- [DATA SHOWN]:
______

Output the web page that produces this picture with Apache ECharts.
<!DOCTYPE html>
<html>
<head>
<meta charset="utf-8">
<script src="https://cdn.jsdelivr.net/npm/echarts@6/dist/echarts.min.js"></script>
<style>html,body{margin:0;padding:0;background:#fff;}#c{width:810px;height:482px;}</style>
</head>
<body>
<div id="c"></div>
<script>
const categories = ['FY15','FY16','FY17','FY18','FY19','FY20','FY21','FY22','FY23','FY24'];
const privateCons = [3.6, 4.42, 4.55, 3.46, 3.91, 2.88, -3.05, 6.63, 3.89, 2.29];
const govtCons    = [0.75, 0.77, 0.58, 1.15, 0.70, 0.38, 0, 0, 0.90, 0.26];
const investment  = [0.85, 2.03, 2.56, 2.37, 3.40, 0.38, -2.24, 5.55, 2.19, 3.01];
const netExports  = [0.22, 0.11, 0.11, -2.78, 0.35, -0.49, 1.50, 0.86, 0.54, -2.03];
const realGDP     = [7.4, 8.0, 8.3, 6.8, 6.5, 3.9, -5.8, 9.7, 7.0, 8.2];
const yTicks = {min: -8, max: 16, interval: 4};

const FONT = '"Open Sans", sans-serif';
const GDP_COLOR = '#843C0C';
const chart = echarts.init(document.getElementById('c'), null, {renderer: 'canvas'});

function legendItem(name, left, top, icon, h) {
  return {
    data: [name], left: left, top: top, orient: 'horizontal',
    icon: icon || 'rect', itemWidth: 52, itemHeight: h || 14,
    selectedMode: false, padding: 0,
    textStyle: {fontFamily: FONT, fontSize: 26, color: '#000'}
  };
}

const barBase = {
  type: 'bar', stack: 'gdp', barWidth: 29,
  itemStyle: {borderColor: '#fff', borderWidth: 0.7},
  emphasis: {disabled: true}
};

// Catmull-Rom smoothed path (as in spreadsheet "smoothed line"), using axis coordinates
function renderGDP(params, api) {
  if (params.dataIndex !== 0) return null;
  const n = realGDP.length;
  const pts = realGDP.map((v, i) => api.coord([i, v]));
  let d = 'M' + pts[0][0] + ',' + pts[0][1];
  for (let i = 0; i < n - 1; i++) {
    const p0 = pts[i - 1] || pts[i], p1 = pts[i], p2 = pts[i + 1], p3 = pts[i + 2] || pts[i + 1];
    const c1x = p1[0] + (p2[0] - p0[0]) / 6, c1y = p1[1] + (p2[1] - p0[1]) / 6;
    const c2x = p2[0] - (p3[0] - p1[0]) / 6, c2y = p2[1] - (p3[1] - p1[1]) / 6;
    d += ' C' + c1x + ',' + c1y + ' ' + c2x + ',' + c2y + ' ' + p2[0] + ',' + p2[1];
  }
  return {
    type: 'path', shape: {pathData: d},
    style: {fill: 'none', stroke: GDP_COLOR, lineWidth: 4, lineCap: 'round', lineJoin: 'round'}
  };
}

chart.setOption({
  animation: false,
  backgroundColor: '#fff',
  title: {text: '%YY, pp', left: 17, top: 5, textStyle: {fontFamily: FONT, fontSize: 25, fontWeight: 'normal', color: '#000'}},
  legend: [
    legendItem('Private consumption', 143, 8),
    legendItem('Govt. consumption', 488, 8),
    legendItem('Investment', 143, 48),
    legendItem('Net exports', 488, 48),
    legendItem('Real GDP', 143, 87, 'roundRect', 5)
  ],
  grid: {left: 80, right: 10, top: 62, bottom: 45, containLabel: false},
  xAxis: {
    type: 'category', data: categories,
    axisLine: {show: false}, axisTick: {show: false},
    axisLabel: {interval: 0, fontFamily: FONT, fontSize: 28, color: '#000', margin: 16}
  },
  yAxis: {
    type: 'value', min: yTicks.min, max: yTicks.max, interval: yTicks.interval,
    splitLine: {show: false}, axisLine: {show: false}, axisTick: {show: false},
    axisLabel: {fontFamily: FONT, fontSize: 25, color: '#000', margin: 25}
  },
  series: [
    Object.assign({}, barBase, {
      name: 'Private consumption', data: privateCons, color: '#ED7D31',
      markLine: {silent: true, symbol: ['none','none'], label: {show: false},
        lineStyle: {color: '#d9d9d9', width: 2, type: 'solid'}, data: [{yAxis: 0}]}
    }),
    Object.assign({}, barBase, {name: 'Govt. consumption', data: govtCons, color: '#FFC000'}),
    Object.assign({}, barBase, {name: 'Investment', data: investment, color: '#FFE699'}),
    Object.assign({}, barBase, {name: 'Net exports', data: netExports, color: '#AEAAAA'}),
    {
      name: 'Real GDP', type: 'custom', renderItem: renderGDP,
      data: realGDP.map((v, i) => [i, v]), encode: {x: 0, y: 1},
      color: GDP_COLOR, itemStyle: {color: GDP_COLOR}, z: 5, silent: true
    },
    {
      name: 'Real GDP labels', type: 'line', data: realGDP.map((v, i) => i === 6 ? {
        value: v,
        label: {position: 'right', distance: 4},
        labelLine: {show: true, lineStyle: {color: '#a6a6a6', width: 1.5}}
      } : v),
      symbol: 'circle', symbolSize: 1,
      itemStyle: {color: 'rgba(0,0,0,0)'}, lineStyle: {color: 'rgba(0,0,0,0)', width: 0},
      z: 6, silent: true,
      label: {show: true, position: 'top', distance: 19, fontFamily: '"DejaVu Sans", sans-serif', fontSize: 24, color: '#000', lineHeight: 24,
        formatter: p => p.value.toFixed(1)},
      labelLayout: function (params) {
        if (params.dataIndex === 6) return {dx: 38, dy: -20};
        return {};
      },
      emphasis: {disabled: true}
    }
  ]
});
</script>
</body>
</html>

______

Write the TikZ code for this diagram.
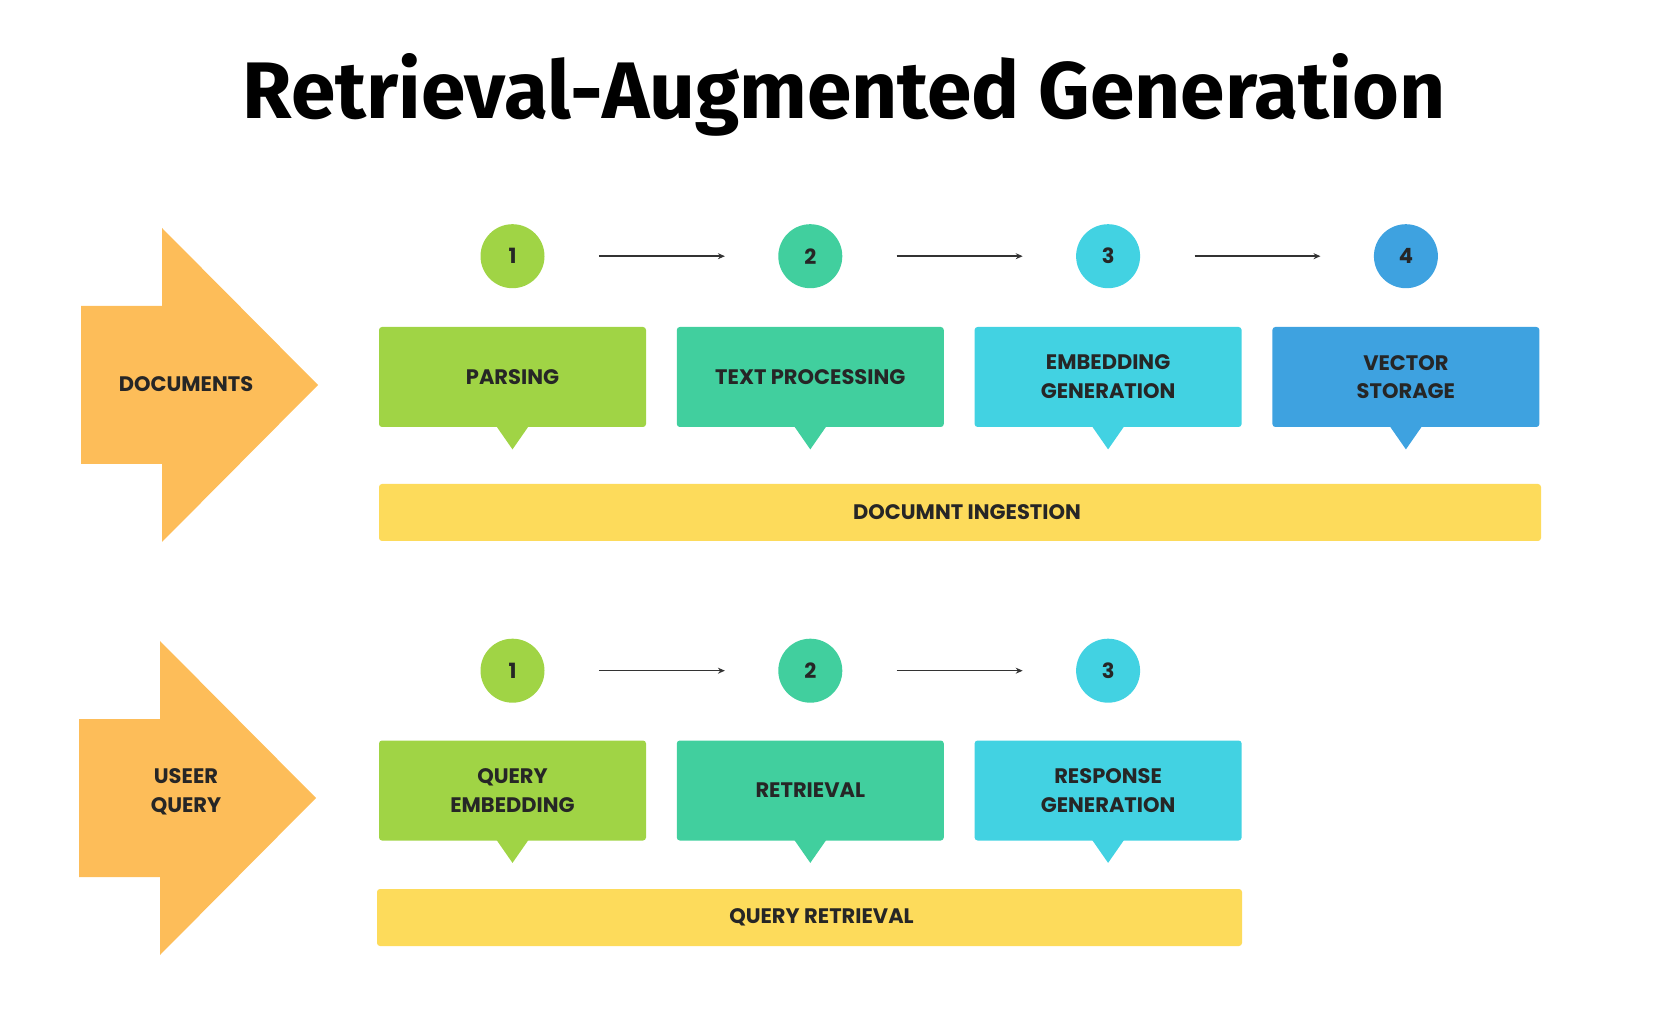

______

- [EXERCISE AIM]:
Extract every line above containing the word "this".

- [EXPECTED ANSWER]:
Output the web page that produces this picture with Apache ECharts.
Write the TikZ code for this diagram.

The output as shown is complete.